River in Saskatchewan, Canada

Rapid River is a river in central Saskatchewan, Canada, about 13 km east of the community of Stanley Mission within Lac La Ronge Provincial Park. The river flows north from Lac la Ronge to Nistowiak Lake along the Churchill River via Hale Lake and Iskwatikan Lake. The Churchill River flows east to the Hudson Bay. Between Iskwatikan Lake and Nistowiak Lake, it travels over the Nistowiak Falls, one of the tallest in Saskatchewan, and the Fisher Rapids. At the mouth of the river, on Nistowiak Lake, is the Stanley 157A Indian reserve and Jim's Camp.

== River's course ==

A floatplane flyover of Rapid River in Saskatchewan, including Fisher Rapids and Nistowiak Falls

Rapid River begins at Lac la Ronge's Diefenbaker Bay and Lac la Ronge Dam. It flows north to Rapid River Dam at the south end of Hale Lake. Hale Lake flows into Stewart Bay at the south-west corner of Iskwatikan Lake. Rapid River flows out of Iskwatikan Lake at its northern end and travels about 800 m north to Nistowiak Lake — a lake along the course of the Churchill River.
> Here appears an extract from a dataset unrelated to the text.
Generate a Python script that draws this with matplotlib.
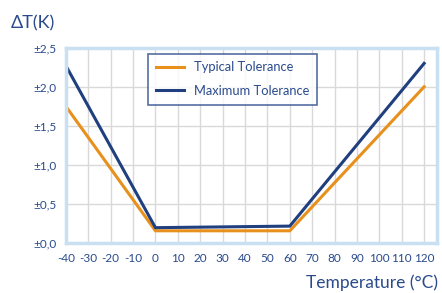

Along this final leg of the river, there's the 10 m high Nistowiak Falls followed by Fisher Rapids.

== Fish species ==
The fish species commonly found in Rapid River include walleye, sauger, yellow perch, northern pike, lake trout, lake whitefish, cisco, white sucker, shorthead redhorse, longnose sucker, lake sturgeon, and burbot.